Under siege Russian oil company Yukos has been handed yet another blow from Russian authorities, as a Moscow court has ordered the majority of the company's assets to be frozen in response to a lawsuit issued by Rosneft.

The court decision comes as the result of a case brought by Russian state-owned Rosneft, which is suing Yukos for $5.9 billion in damages regarding alleged underpayment for oil from Yuganskneftegaz, the former Yukos subsidiary that is now owned by Rosneft.

The ruling by the Moscow Arbitration Court bars Yukos from disposing of shares in its major remaining subsidiaries, which include its top two oil production units, Tomskneft and Samaraneftegaz.

Additionally, the court order has frozen the shares in Eastern Oil Company, the Syzran oil refinery, the Eastern Oil Company’s Achinsk refinery, the East Siberia Oil and Gas Company, the Angarsk Petrochemicals Company, Tambovnefteprodukt, and Irkutsknefteprodukt, according to the BBC. Certain assets were not frozen.
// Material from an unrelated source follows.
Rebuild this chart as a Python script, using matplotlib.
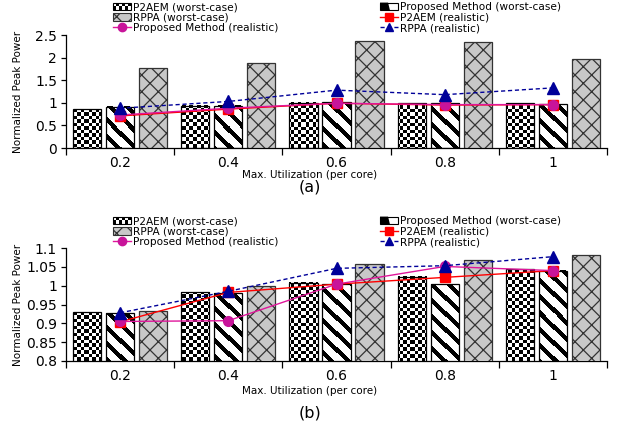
import numpy as np
import matplotlib
matplotlib.use("Agg")
import matplotlib.pyplot as plt
from matplotlib.patches import Rectangle, Polygon
from matplotlib.lines import Line2D
from matplotlib.legend_handler import HandlerBase

# ── Data ──────────────────────────────────────────────────────────────
utilization = ["0.2", "0.4", "0.6", "0.8", "1"]

# (a) full range
p2aem_wc_a = [0.86, 0.93, 1.00, 0.99, 0.99]
prop_wc_a = [0.91, 0.94, 1.01, 0.99, 0.97]
rppa_wc_a = [1.77, 1.89, 2.37, 2.34, 1.98]
p2aem_re_a = [0.71, 0.86, 0.99, 0.95, 0.96]
prop_re_a = [0.73, 0.88, 0.99, 0.96, 0.96]
rppa_re_a = [0.88, 1.03, 1.28, 1.18, 1.33]

# (b) zoomed
p2aem_wc_b = [0.930, 0.983, 1.008, 1.024, 1.044]
prop_wc_b = [0.927, 0.980, 1.004, 1.004, 1.040]
rppa_wc_b = [0.934, 0.999, 1.058, 1.067, 1.081]
p2aem_re_b = [0.904, 0.982, 1.004, 1.022, 1.040]
prop_re_b = [0.905, 0.907, 1.004, 1.051, 1.040]
rppa_re_b = [0.928, 0.985, 1.046, 1.053, 1.077]

# ── Style ─────────────────────────────────────────────────────────────
W, H = 623, 430
BLUE = "#000099"
RED = "#FF0000"
PINK = "#E0169B"
GREY = "#C8C8C8"
BAR_W = 0.26
OFF = 0.305

plt.rcParams["font.family"] = "DejaVu Sans"
plt.rcParams["hatch.linewidth"] = 0.9


def px_rect(l, t, r, b):
    return [l / W, 1 - b / H, (r - l) / W, (b - t) / H]


def pattern_image(ax, x0, x1, h, kind):
    """Fill a bar with a checker or stripe bitmap aligned to screen pixels."""
    y_lo = max(0.0, ax.get_ylim()[0])
    (x0p, y0p) = ax.transData.transform((x0, y_lo))
    (x1p, y1p) = ax.transData.transform((x1, h))
    nc = max(1, int(round(x1p - x0p)))
    nr = max(1, int(round(y1p - y0p)))
    X, Y = np.meshgrid(np.arange(nc) + x0p, np.arange(nr) + (H - y1p))
    if kind == "checker":
        img = (np.floor(X / 3.5) + np.floor(Y / 3.5)) % 2
    else:
        img = np.where(((X - Y) % 16) < 6, 0.0, 1.0)
    ax.imshow(img, extent=(x0, x1, y_lo, h), cmap="gray", vmin=0, vmax=1,
              interpolation="nearest", aspect="auto", zorder=2)


class CheckerHandler(HandlerBase):
    def create_artists(self, legend, orig, xd, yd, w, h, fs, trans):
        arts = [Rectangle((-xd, -yd), w, h, fc="white", ec="none", transform=trans)]
        nc, nr = 6, 2
        for i in range(nc):
            for j in range(nr):
                if (i + j) % 2 == 0:
                    arts.append(Rectangle((-xd + i * w / nc, -yd + j * h / nr),
                                          w / nc, h / nr, fc="black", ec="none",
                                          transform=trans))
        arts.append(Rectangle((-xd, -yd), w, h, fc="none", ec="black", lw=0.8,
                              transform=trans))
        return arts


class StripeHandler(HandlerBase):
    def create_artists(self, legend, orig, xd, yd, w, h, fs, trans):
        x0, y0 = -xd, -yd
        arts = [Rectangle((x0, y0), w, h, fc="white", ec="none", transform=trans),
                Polygon([(x0, y0 + h), (x0 + 0.45 * w, y0 + h), (x0 + 0.55 * w, y0),
                         (x0, y0)], closed=True, fc="black", ec="none",
                        transform=trans),
                Rectangle((x0, y0), w, h, fc="none", ec="black", lw=0.8,
                          transform=trans)]
        return arts


def panel(ax, ylim, yticks, p2_wc, pr_wc, rp_wc, p2_re, pr_re, rp_re,
          leg_top, xlabel_y):
    x = np.arange(len(utilization))
    ax.set_xlim(-0.5, len(utilization) - 0.5)
    ax.set_ylim(*ylim)

    # patterned bars: outline on top, bitmap below
    b1 = ax.bar(x - OFF, p2_wc, BAR_W, fc="none", ec="black", lw=0.9, zorder=3)
    b2 = ax.bar(x, pr_wc, BAR_W, fc="none", ec="black", lw=0.9, zorder=3)
    ax.bar(x + OFF, rp_wc, BAR_W, fc=GREY, ec="#333333", lw=0.9, hatch="xx",
           zorder=3)
    for bars, kind in ((b1, "checker"), (b2, "stripe")):
        for r in bars:
            pattern_image(ax, r.get_x(), r.get_x() + r.get_width(), r.get_height(),
                          kind)

    ax.plot(x, p2_re, color=RED, lw=1.0, marker="s", ms=7, mfc=RED, mec=RED,
            zorder=5)
    ax.plot(x, pr_re, color=PINK, lw=1.0, marker="o", ms=7, mfc="#C8149A",
            mec="#C8149A", zorder=6)
    ax.plot(x, rp_re, color=BLUE, lw=1.0, ls=(0, (3, 2)), marker="^", ms=8.5,
            mfc=BLUE, mec=BLUE, zorder=7)

    ax.set_xlim(-0.5, len(utilization) - 0.5)
    ax.set_ylim(*ylim)

    # axes
    for s in ("top", "right"):
        ax.spines[s].set_visible(False)
    ax.spines["left"].set_linewidth(0.9)
    ax.spines["bottom"].set_linewidth(0.9)
    ax.set_xticks(np.arange(-0.5, len(utilization), 1.0))
    ax.set_xticklabels([])
    ax.set_xticks(x, minor=True)
    ax.set_xticklabels(utilization, minor=True, fontsize=10)
    ax.tick_params(axis="x", which="major", direction="out", length=5, width=0.9)
    ax.tick_params(axis="x", which="minor", length=0, pad=5.5)
    ax.set_yticks(yticks)
    ax.set_yticklabels([f"{v:g}" for v in yticks], fontsize=10)
    ax.tick_params(axis="y", direction="out", length=3.5, width=0.9, pad=3)

    ax.set_ylabel("Normalized Peak Power", fontsize=7.5)
    ax.yaxis.set_label_coords(-0.08, 0.5)
    ax.set_xlabel("Max. Utilization (per core)", fontsize=7.5)
    ax.xaxis.set_label_coords(0.451, xlabel_y)

    # two legend columns placed above the axes
    h_p2 = Rectangle((0, 0), 1, 1)
    h_rp = Rectangle((0, 0), 1, 1, fc=GREY, ec="#333333", lw=0.8, hatch="xx")
    h_pr_re = Line2D([], [], color=PINK, lw=1.0, marker="o", ms=6,
                     mfc="#C8149A", mec="#C8149A")
    h_pr = Rectangle((0, 0), 1, 1)
    h_p2_re = Line2D([], [], color=RED, lw=1.0, marker="s", ms=6, mfc=RED, mec=RED)
    h_rp_re = Line2D([], [], color=BLUE, lw=1.0, ls=(0, (3, 2)), marker="^", ms=6,
                     mfc=BLUE, mec=BLUE)
    common = dict(frameon=False, fontsize=7.6, loc="upper left", borderpad=0,
                  borderaxespad=0, handlelength=1.7, handletextpad=0.2,
                  labelspacing=0.05, bbox_transform=ax.figure.transFigure)
    leg1 = ax.legend([h_p2, h_rp, h_pr_re],
                     ["P2AEM (worst-case)", "RPPA (worst-case)",
                      "Proposed Method (realistic)"],
                     handler_map={h_p2: CheckerHandler()},
                     bbox_to_anchor=(113 / W, 1 - leg_top / H), **common)
    ax.add_artist(leg1)
    ax.legend([h_pr, h_p2_re, h_rp_re],
              ["Proposed Method (worst-case)", "P2AEM (realistic)",
               "RPPA (realistic)"],
              handler_map={h_pr: StripeHandler()},
              bbox_to_anchor=(380 / W, 1 - leg_top / H), **common)


fig = plt.figure(figsize=(W / 100, H / 100), dpi=100)
ax_a = fig.add_axes(px_rect(66, 35, 607, 148))
ax_b = fig.add_axes(px_rect(66, 248, 607, 361))

panel(ax_a, (0, 2.5), [0, 0.5, 1, 1.5, 2, 2.5],
      p2aem_wc_a, prop_wc_a, rppa_wc_a, p2aem_re_a, prop_re_a, rppa_re_a,
      leg_top=2, xlabel_y=-0.195)
panel(ax_b, (0.8, 1.1), [0.8, 0.85, 0.9, 0.95, 1, 1.05, 1.1],
      p2aem_wc_b, prop_wc_b, rppa_wc_b, p2aem_re_b, prop_re_b, rppa_re_b,
      leg_top=216, xlabel_y=-0.221)

fig.text(310 / W, 1 - 187 / H, "(a)", fontsize=11.5, ha="center", va="center")
fig.text(310 / W, 1 - 413 / H, "(b)", fontsize=11.5, ha="center", va="center")

fig.savefig("out.png", dpi=100)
This latest development in the fall of Yukos is described by some industry onlookers as just the next step in the Russian government’s systematic and deliberate dismantling of the former oil titan. Having already lost it biggest asset, Yuganskneftegaz, which is now being used against it, Yukos may be stripped of a number of its next most valuable properties as a result of the current action.